More generally, the OP seems to be asking if there is some infinite group that does not map onto some subgroup of GL(n,C) for some n. Such a subgroup is called a "representation" of the group, and the OP is asking if there is some group without representations. Strictly speaking, every group has a representation: the identity one, the identity matrix for every element of the group. But that case aside, the trivial case, the interesting case is a "faithful" representation, where distinct group elements map onto distinct representation elements.

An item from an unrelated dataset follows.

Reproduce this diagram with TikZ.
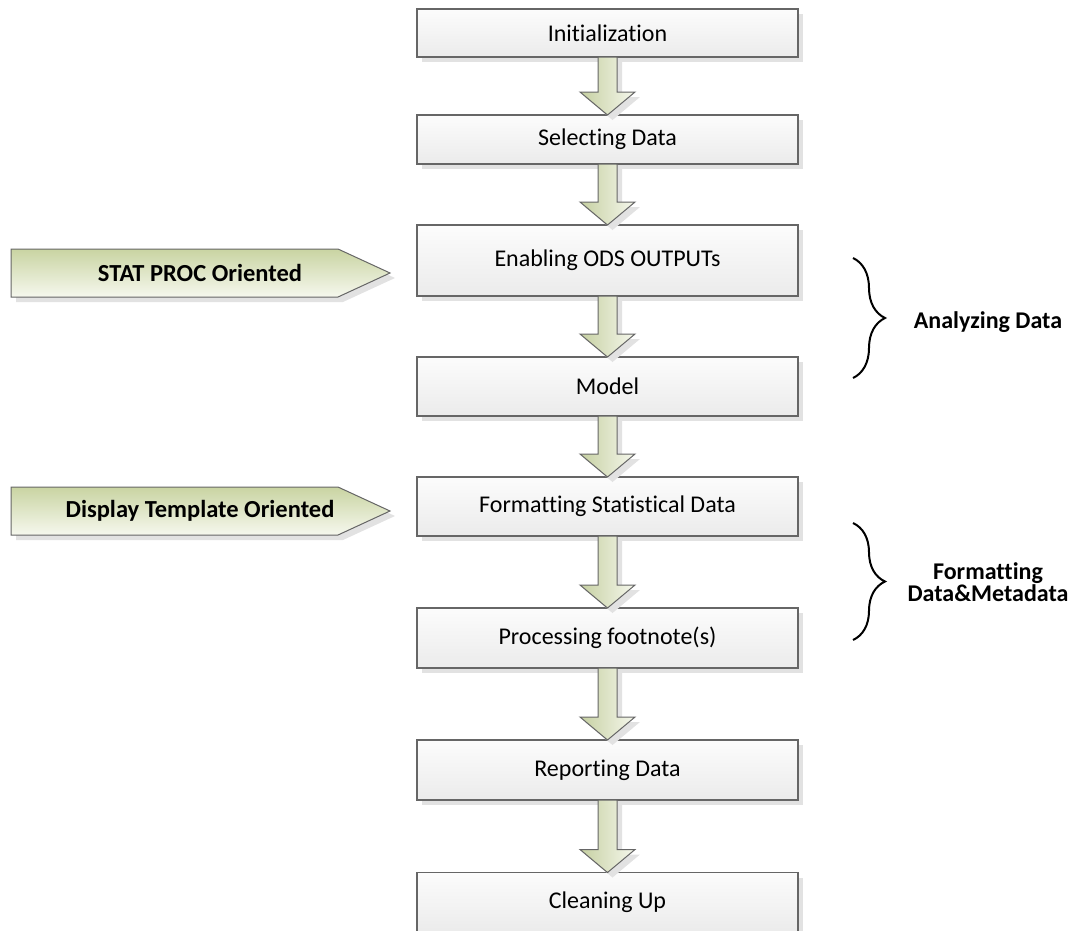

Thus, the OP's question is whether there is some infinite group that has no faithful representations, or even no nontrivial representations.

In the finite case, that is easy to prove, by constructing the "regular representation", D(a)x,y = 1 if x = a*y, 0 otherwise. It is not difficult to show from that definition that D(a).D(b) = D(a*b).

I don't know if anyone has proved that for infinite groups, however.

7. Sep 10, 2015

### WWGD

I assumed when you mention a group, it is up to isomorphism. Representations are usually just homomorphisms.

8. Sep 10, 2015

### Ben Niehoff

9. Sep 10, 2015

### pasmith

Consider the set of bijections from [0,1] to itself under the operation of composition of functions. This group is infinite and not abelian.

10. Sep 10, 2015

### WWGD

Following up on pasmith's example, consider the mapping class group of a topological space, also under composition. These are automorphisms (self -homeomorphisms), often diffeomorphims, up to isotopy.https://en.wikipedia.org/wiki/Mapping_class_group . Many of these are infinite, but not all.

Last edited: Sep 10, 2015
11. Sep 11, 2015

### jackmell

Hi,

Isn't that just isomorphic to a set of permutations? I'm not sure but if I define:

$\phi: \{ \sigma: [0,1]\to [0,1] \text{ is a bijection}\}$

then I could write $\phi\cong S_{\infty}$ and I know that the symmetric group is non-abelian.

Also the reason I asked was related to a homework problem which I didn't want to ask you guys for help since wabbit had already helped me with the first part:

but since I've already turned it in maybe you guys could tell me what I did wrong because I don't think I got it right:

Give an example of a group in which the normalizer, $N_G(X)$ is not equal to the set $\{g\in G : gxg^{-1}\in X;\forall\; x\in X\}$ for some set $X\subseteq G$.

My professor had briefly suggested in class using $GL_n(F)$ but I wanted to try something different so I tried that quaternion group above and let $X=\{x_0, x_1, x_2,\cdots,x_n,\cdots\}$ with $x_0$ some non-identity element in G and then $x_1=g_0xg_0^{-1}, x_2=g_0x_1g_0^{-1}, \cdots$, again for some non-identity $g_0$ element in G. Then I argued that almost certainly we have the following:

$N_G(X)=\{1\}$
but
$\{g\in G : gxg^{-1}\in X\;\forall\; x\in X\}=\{1,g_0\}$

But I couldn't prove it so left it at "almost certainly". Maybe $\{ \sigma: [0,1]\to [0,1] \text{ is a bijection}\}$ would have been a better choice.

Last edited: Sep 11, 2015
12. Sep 18, 2015

### lpetrich

Yes, it's a faithful representation that's an isomorphism, one whose kernel contains only the identity element.

13. Sep 18, 2015

### lpetrich

So that's a counterexample to what one would expect from a finite group. The regular representation of a finite group can easily be shown to be a faithful matrix representation, but that concept does not carry over very well into infinite groups. For countably infinite groups, one might define an infinite-dimensional matrix as an extension of finite-dimensional ones, but I don't think that one can do that for uncountably infinite groups. One might generalize a matrix into function composition, however, and get a function-composition generalized representation for an uncountably infinite group. Matrix multiplication -> function composition:

A.B.x -> A(B(x))

An invertible matrix would generalize to a bijection, an invertible function. Function composition is associative, and there is an identity function. So function composition in general is a monoid. With only invertible functions, it is a group.